Your task is to copy the listing exactly, with the pictures left out.

Material supplied.
>> begin

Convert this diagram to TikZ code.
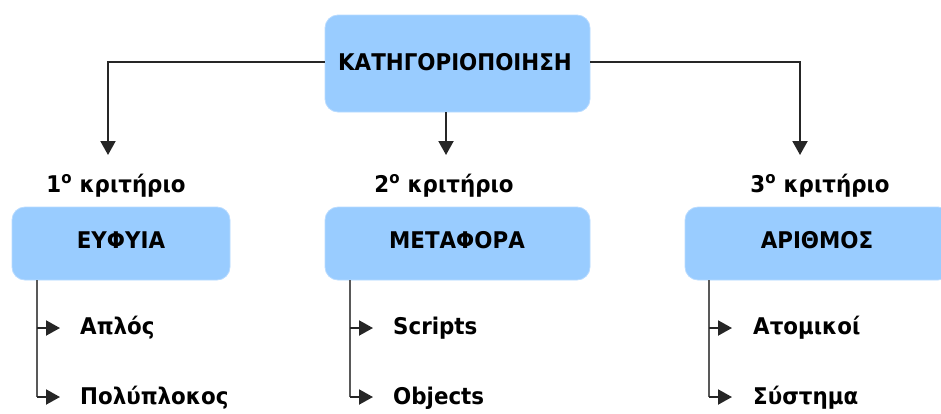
\documentclass[tikz,border=0pt]{standalone}
\usepackage{fontspec}
\setmainfont[FakeStretch=0.93]{DejaVu Sans}
\usetikzlibrary{arrows.meta}
\definecolor{boxblue}{HTML}{99CCFF}
\tikzset{
  px/.style={x=1pt,y=-1pt},
  catbox/.style={rectangle,rounded corners=13pt,fill=boxblue,draw=boxblue!70!white,line width=0.8pt,inner sep=0pt},
  lbl/.style={inner sep=0pt,font=\fontsize{23}{27}\selectfont\bfseries},
  conn/.style={draw=black!85,line width=2pt,-{Triangle[length=14pt,width=15pt]}},
  trunk/.style={draw=black!65,line width=2.4pt},
}
\begin{document}
\begin{tikzpicture}[px]
\useasboundingbox (0,0) rectangle (941,413);
\clip (0,0) rectangle (941,413);
% top box
\node[catbox,minimum width=265pt,minimum height=97pt] (top) at (457.5,63.5) {};
\node[lbl] (toptxt) at (455,62) {ΚΑΤΗΓΟΡΙΟΠΟΙΗΣΗ};
% criteria labels
\node[lbl] (c1) at (116,186) {1\textsuperscript{ο} κριτήριο};
\node[lbl] (c2) at (444,186) {2\textsuperscript{ο} κριτήριο};
\node[lbl] (c3) at (820,186) {3\textsuperscript{ο} κριτήριο};
% arrow ends
\coordinate (a1) at (108,155);
\coordinate (a2) at (446,155);
\coordinate (a3) at (800,155);
\coordinate (l1) at (108,62);
\coordinate (r1) at (800,62);
\draw[conn] (top.west |- toptxt) -- (l1) -- (a1);
\draw[conn] (top.east |- toptxt) -- (r1) -- (a3);
\draw[conn] (top.south -| a2) -- (a2);
% category boxes
\node[catbox,minimum width=218pt,minimum height=73pt] (b1) at (121,243.5) {};
\node[catbox,minimum width=265pt,minimum height=73pt] (b2) at (457.5,243.5) {};
\node[catbox,minimum width=266pt,minimum height=73pt] (b3) at (818,243.5) {};
\node[lbl] (t1) at (121,240) {ΕΥΦΥΙΑ};
\node[lbl] (t2) at (457,240) {ΜΕΤΑΦΟΡΑ};
\node[lbl] (t3) at (817,240) {ΑΡΙΘΜΟΣ};
% leaves
\node[lbl,anchor=west] (s11) at (80,328) {Απλός};
\node[lbl,anchor=west] (s12) at (80,398) {Πολύπλοκος};
\node[lbl,anchor=west] (s21) at (393,328) {Scripts};
\node[lbl,anchor=west] (s22) at (393,398) {Objects};
\node[lbl,anchor=west] (s31) at (753,328) {Ατομικοί};
\node[lbl,anchor=west] (s32) at (753,398) {Σύστημα};
% trunks
\coordinate (k1) at (37,397);
\coordinate (k2) at (350,397);
\coordinate (k3) at (709,397);
\draw[trunk] (b1.south -| k1) -- (k1);
\draw[trunk] (b2.south -| k2) -- (k2);
\draw[trunk] (b3.south -| k3) -- (k3);
\draw[conn] (k1 |- s11) -- ([xshift=-20pt]s11.west);
\draw[conn] (k1) -- ([xshift=-20pt]s12.west |- k1);
\draw[conn] (k2 |- s21) -- ([xshift=-20pt]s21.west);
\draw[conn] (k2) -- ([xshift=-20pt]s22.west |- k2);
\draw[conn] (k3 |- s31) -- ([xshift=-21pt]s31.west);
\draw[conn] (k3) -- ([xshift=-21pt]s32.west |- k3);
\end{tikzpicture}
\end{document}
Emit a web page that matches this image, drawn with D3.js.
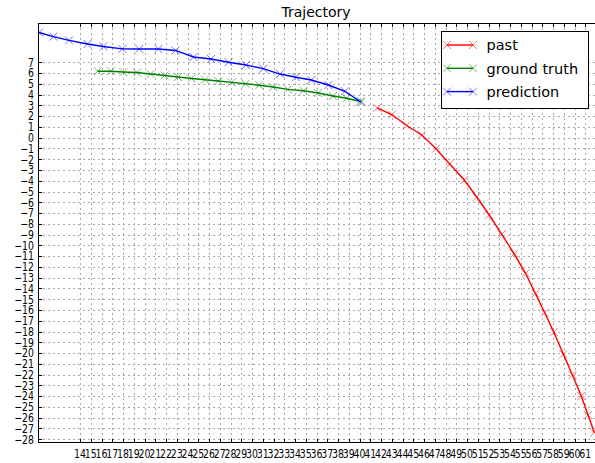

>> end

Response to the task.
Convert this diagram to TikZ code.
\documentclass[tikz,border=0pt]{standalone}
\usepackage{fontspec}
\setmainfont[FakeStretch=0.93]{DejaVu Sans}
\usetikzlibrary{arrows.meta}
\definecolor{boxblue}{HTML}{99CCFF}
\tikzset{
  px/.style={x=1pt,y=-1pt},
  catbox/.style={rectangle,rounded corners=13pt,fill=boxblue,draw=boxblue!70!white,line width=0.8pt,inner sep=0pt},
  lbl/.style={inner sep=0pt,font=\fontsize{23}{27}\selectfont\bfseries},
  conn/.style={draw=black!85,line width=2pt,-{Triangle[length=14pt,width=15pt]}},
  trunk/.style={draw=black!65,line width=2.4pt},
}
\begin{document}
\begin{tikzpicture}[px]
\useasboundingbox (0,0) rectangle (941,413);
\clip (0,0) rectangle (941,413);
% top box
\node[catbox,minimum width=265pt,minimum height=97pt] (top) at (457.5,63.5) {};
\node[lbl] (toptxt) at (455,62) {ΚΑΤΗΓΟΡΙΟΠΟΙΗΣΗ};
% criteria labels
\node[lbl] (c1) at (116,186) {1\textsuperscript{ο} κριτήριο};
\node[lbl] (c2) at (444,186) {2\textsuperscript{ο} κριτήριο};
\node[lbl] (c3) at (820,186) {3\textsuperscript{ο} κριτήριο};
% arrow ends
\coordinate (a1) at (108,155);
\coordinate (a2) at (446,155);
\coordinate (a3) at (800,155);
\coordinate (l1) at (108,62);
\coordinate (r1) at (800,62);
\draw[conn] (top.west |- toptxt) -- (l1) -- (a1);
\draw[conn] (top.east |- toptxt) -- (r1) -- (a3);
\draw[conn] (top.south -| a2) -- (a2);
% category boxes
\node[catbox,minimum width=218pt,minimum height=73pt] (b1) at (121,243.5) {};
\node[catbox,minimum width=265pt,minimum height=73pt] (b2) at (457.5,243.5) {};
\node[catbox,minimum width=266pt,minimum height=73pt] (b3) at (818,243.5) {};
\node[lbl] (t1) at (121,240) {ΕΥΦΥΙΑ};
\node[lbl] (t2) at (457,240) {ΜΕΤΑΦΟΡΑ};
\node[lbl] (t3) at (817,240) {ΑΡΙΘΜΟΣ};
% leaves
\node[lbl,anchor=west] (s11) at (80,328) {Απλός};
\node[lbl,anchor=west] (s12) at (80,398) {Πολύπλοκος};
\node[lbl,anchor=west] (s21) at (393,328) {Scripts};
\node[lbl,anchor=west] (s22) at (393,398) {Objects};
\node[lbl,anchor=west] (s31) at (753,328) {Ατομικοί};
\node[lbl,anchor=west] (s32) at (753,398) {Σύστημα};
% trunks
\coordinate (k1) at (37,397);
\coordinate (k2) at (350,397);
\coordinate (k3) at (709,397);
\draw[trunk] (b1.south -| k1) -- (k1);
\draw[trunk] (b2.south -| k2) -- (k2);
\draw[trunk] (b3.south -| k3) -- (k3);
\draw[conn] (k1 |- s11) -- ([xshift=-20pt]s11.west);
\draw[conn] (k1) -- ([xshift=-20pt]s12.west |- k1);
\draw[conn] (k2 |- s21) -- ([xshift=-20pt]s21.west);
\draw[conn] (k2) -- ([xshift=-20pt]s22.west |- k2);
\draw[conn] (k3 |- s31) -- ([xshift=-21pt]s31.west);
\draw[conn] (k3) -- ([xshift=-21pt]s32.west |- k3);
\end{tikzpicture}
\end{document}
Emit a web page that matches this image, drawn with D3.js.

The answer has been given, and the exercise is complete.